If the Standard Normal PDF is $$f(x) = \frac{1}{\sqrt{2\pi}} e^{-x^2/2}$$

and the CDF is $$F(x) = \frac{1}{\sqrt{2\pi}} \int_{-\infty}^x e^{-x^2/2}\mathrm{d}x\,,$$

how does this turn into an error function of $z$?

Because this comes up often in some systems (for instance, Mathematica insists on expressing the Normal CDF in terms of $\text{Erf}$), it’s good to have a thread like this that documents the relationship.

$$\text{Erf}(x) = \frac{2}{\sqrt{\pi}}\int_0^x e^{-t^2} \mathrm{d}t.$$

Writing $t^2 = z^2/2$ implies $t = z / \sqrt{2}$ (because $t$ is not negative), whence $\mathrm{d}t = \mathrm{d}z/\sqrt{2}$. The endpoints $t=0$ and $t=x$ become $z=0$ and $z=x\sqrt{2}$. To convert the resulting integral into something that looks like a cumulative distribution function (CDF), it must be expressed in terms of integrals that have lower limits of $-\infty$, thus:

$$\text{Erf}(x) = \frac{2}{\sqrt{2\pi}}\int_0^{x\sqrt{2}} e^{-z^2/2}\mathrm{d}z = 2\left(\frac{1}{\sqrt{2\pi}}\int_{-\infty}^{x\sqrt{2}}e^{-z^2/2}\mathrm{d}z – \frac{1}{\sqrt{2\pi}}\int_{-\infty}^0 e^{-z^2/2}\mathrm{d}z\right).$$

Those integrals on the right hand size are both values of the CDF of the standard Normal distribution,

$$\Phi(x) = \frac{1}{\sqrt{2\pi}}\int_{-\infty}^x e^{-z^2/2} \mathrm{d}z.$$

Specifically,

$$\text{Erf}(x) = 2(\Phi(x\sqrt{2}) – \Phi(0)) = 2\left(\Phi(x\sqrt{2}) – \frac{1}{2}\right) = 2\Phi(x\sqrt{2}) – 1.$$

This shows how to express the Error Function in terms of the Normal CDF. Algebraic manipulation of that easily gives the Normal CDF in terms of the Error Function:

$$\Phi(x) = \frac{1 + \text{Erf}(x/\sqrt{2})}{2}.$$

This relationship (for real numbers, anyway) is exhibited in plots of the two functions.
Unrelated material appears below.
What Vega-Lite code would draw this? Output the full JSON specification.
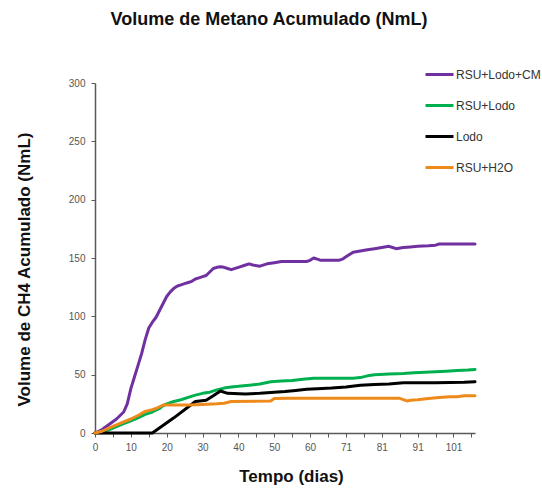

The graphs are identical curves. The coordinates of the Error Function on the left are converted to the coordinates of $\Phi$ on the right by multiplying the $x$ coordinates by $\sqrt{2}$, adding $1$ to the $y$ coordinates, and then dividing the $y$ coordinates by $2$, reflecting the relationship

$$\Phi(x\sqrt{2}) = \frac{\text{Erf}(x) + 1}{2}$$

in which the notation explicitly shows these three operations of multiplication, addition, and division.